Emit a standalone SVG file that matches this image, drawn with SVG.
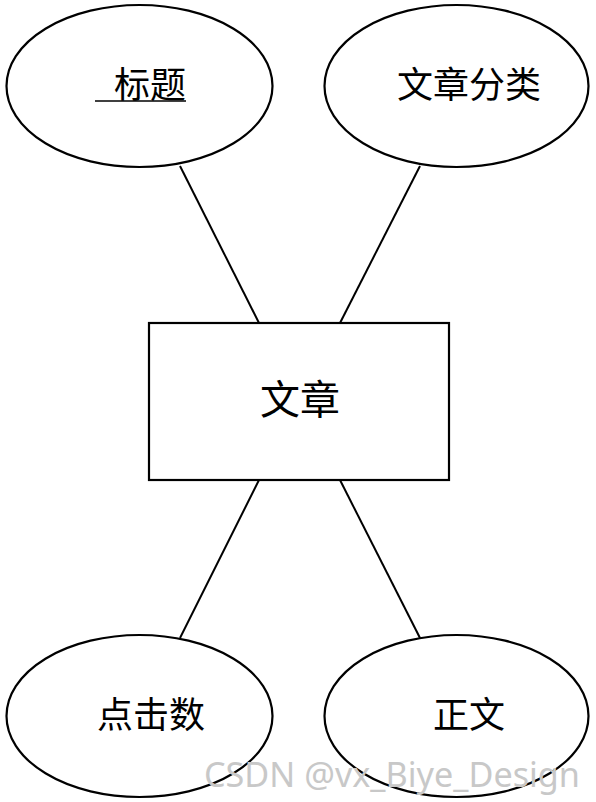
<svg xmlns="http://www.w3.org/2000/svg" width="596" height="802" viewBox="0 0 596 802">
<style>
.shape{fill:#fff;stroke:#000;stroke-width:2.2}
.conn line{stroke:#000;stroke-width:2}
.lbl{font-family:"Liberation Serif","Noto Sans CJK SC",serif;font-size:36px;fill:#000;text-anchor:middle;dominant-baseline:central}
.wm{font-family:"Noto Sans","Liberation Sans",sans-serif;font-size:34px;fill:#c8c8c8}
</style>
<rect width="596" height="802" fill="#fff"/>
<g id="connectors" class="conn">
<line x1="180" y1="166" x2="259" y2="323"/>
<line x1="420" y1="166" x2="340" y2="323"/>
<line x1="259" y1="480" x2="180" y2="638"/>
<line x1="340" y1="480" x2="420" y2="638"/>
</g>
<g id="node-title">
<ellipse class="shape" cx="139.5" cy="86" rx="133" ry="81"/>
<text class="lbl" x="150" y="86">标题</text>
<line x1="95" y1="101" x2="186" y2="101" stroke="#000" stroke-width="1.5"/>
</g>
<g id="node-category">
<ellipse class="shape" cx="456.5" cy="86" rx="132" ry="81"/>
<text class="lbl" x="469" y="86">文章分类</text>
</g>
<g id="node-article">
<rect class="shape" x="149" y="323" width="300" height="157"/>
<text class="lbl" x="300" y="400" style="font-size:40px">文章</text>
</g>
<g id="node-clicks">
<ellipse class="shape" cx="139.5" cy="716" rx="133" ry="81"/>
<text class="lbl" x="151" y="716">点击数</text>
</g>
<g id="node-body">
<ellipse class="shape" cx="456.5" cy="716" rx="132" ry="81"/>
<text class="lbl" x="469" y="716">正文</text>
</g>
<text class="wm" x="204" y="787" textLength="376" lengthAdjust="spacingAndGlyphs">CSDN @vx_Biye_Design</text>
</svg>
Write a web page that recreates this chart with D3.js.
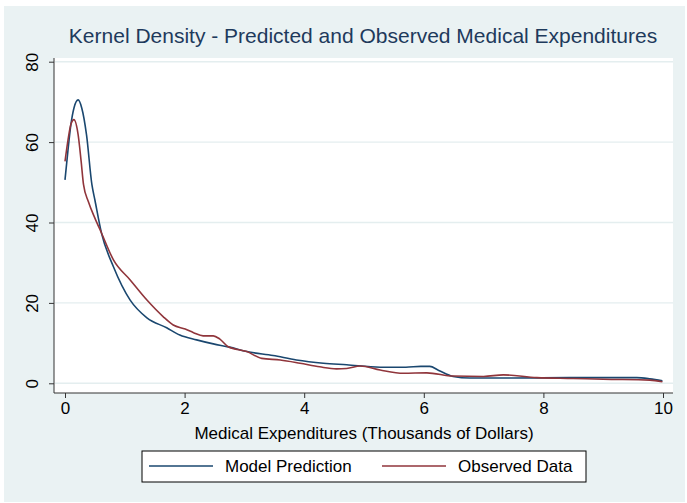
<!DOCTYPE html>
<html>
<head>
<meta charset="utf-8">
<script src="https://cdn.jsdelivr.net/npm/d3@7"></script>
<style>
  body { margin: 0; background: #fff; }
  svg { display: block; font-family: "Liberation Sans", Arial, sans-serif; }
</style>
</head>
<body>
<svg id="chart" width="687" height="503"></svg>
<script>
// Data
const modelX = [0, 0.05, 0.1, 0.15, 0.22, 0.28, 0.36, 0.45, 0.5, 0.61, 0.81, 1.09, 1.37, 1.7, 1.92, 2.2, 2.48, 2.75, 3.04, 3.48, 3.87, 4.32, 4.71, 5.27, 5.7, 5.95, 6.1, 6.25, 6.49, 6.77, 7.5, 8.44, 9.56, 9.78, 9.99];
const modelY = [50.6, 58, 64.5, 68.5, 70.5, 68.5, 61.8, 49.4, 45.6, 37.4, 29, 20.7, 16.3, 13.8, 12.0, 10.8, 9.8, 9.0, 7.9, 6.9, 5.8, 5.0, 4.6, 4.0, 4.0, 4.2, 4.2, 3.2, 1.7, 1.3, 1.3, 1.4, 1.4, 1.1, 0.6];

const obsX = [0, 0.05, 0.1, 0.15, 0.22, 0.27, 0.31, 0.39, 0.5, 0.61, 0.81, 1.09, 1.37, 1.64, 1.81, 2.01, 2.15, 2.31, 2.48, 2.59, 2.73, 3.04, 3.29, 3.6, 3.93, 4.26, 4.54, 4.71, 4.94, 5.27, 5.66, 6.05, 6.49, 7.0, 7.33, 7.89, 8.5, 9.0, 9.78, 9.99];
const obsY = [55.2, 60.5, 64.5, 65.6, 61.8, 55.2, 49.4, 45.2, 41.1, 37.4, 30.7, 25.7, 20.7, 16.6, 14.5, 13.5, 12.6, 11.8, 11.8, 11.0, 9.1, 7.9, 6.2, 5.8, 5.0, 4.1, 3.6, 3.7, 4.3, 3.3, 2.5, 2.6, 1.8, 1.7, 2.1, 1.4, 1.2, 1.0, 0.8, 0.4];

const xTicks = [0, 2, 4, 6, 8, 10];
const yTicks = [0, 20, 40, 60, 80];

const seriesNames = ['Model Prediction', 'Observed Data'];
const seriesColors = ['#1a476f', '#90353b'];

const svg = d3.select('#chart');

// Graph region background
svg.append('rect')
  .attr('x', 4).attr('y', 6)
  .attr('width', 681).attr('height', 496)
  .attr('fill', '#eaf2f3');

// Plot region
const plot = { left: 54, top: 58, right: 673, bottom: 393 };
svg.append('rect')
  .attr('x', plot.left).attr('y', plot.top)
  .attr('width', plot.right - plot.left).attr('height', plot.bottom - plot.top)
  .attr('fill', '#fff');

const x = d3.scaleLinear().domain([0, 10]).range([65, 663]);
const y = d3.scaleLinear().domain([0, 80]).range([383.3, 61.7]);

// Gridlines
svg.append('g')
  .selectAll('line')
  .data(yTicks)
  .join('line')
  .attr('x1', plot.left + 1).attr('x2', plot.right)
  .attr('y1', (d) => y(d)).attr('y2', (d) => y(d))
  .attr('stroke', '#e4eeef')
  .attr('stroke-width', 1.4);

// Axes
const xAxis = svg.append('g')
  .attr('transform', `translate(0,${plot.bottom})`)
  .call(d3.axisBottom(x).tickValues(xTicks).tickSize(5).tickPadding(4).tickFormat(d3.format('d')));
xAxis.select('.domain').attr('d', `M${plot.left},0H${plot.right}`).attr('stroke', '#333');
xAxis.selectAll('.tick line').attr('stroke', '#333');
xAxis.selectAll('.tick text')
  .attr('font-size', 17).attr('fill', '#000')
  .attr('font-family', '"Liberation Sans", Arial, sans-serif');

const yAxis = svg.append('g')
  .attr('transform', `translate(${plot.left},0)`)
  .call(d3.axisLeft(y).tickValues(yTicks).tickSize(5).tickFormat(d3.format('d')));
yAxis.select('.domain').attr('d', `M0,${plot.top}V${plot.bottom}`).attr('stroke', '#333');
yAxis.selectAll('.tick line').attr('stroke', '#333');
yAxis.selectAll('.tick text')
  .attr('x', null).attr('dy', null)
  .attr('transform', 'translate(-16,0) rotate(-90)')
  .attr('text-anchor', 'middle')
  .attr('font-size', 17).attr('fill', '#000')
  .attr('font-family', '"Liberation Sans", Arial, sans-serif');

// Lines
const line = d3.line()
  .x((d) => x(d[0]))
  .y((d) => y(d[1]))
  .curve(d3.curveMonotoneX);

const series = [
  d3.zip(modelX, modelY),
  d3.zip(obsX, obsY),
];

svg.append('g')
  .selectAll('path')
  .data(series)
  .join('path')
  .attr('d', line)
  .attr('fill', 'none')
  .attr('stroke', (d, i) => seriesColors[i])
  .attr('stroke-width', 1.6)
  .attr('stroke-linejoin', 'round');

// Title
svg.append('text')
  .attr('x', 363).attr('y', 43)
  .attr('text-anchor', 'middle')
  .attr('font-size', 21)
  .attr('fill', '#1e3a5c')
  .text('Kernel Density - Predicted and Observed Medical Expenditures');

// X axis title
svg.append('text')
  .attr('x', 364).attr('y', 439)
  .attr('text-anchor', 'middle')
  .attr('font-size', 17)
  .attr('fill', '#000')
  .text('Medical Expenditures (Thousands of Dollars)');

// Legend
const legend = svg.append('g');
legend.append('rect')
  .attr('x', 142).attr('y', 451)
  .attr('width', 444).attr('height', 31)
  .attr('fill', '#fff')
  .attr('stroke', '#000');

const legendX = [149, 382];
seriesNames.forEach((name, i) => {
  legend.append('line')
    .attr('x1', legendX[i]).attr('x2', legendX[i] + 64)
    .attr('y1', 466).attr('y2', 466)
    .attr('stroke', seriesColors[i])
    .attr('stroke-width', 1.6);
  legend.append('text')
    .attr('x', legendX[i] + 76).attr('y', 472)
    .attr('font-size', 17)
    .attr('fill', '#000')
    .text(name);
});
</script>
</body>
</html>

= EXERCISE DETAILS =
Find all lines where the word "with" appears. Copy them.

= RESULT OF THE TASK =
Emit a standalone SVG file that matches this image, drawn with SVG.
Write a web page that recreates this chart with D3.js.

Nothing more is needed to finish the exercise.